Aggregator.aggregate
); in that case, whenever possible, the deprecated method was kept functional (and is still being tested), with a warning, as is standard for deprecated features. - The type of information emitted and/or ingested by some methods were changed,
namely to use
Aggregate
structure to wrap up, better specify and enable aggregation of partial quantities being shared across peers. This is notably the case for metric states and optimizer auxiliary variables. However, they remain compatible with the deprecated-but-conserved methods of components. - In conclusion, the main point where issue might arise is for custom components, that would need revision to be compatible with the upcoming new Declearn version.

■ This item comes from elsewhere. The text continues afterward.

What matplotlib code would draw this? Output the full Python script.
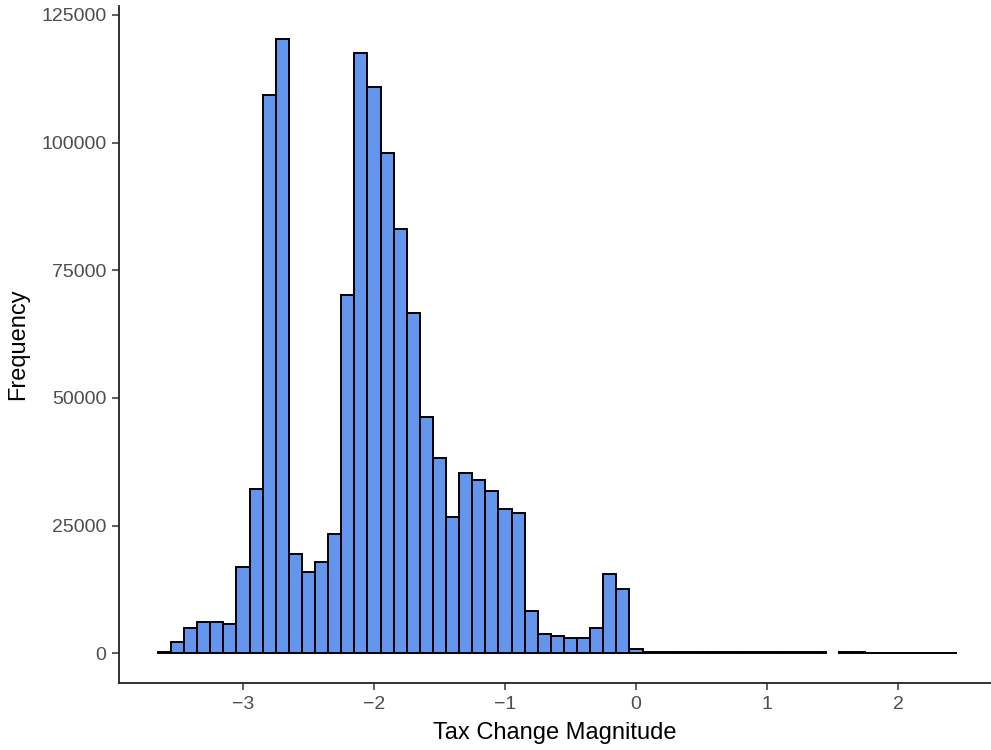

Given our tight-and-close current user-base, this is deemed uncritical, and a tolerable affront to SemVer in an effort to progressively design and deploy changes that pave the way towards a future major version.
From now on, the server and clients are expected and verified to use the same
major.minor
version of DecLearn.
- This restrictive policy will enable conducting further framework revisions without having to worry about (and test for) potential incompatibilities within low-level components (e.g. due to renaming some quantities or changing some computation details).
- This policy should not come in the way of trying to abide by SemVer as to major APIs: users (including developers) should not have to worry about their custom components, high-level or application code breaking unexpectedly with minor versions being introduced. As a demonstrator, the current MR does not break functional tests nor repository examples, in spite of their not having been revised at all.
- This policy may be updated in the future, e.g. to specify that clients may have a newer minor version than the server (and most probably not the other way around).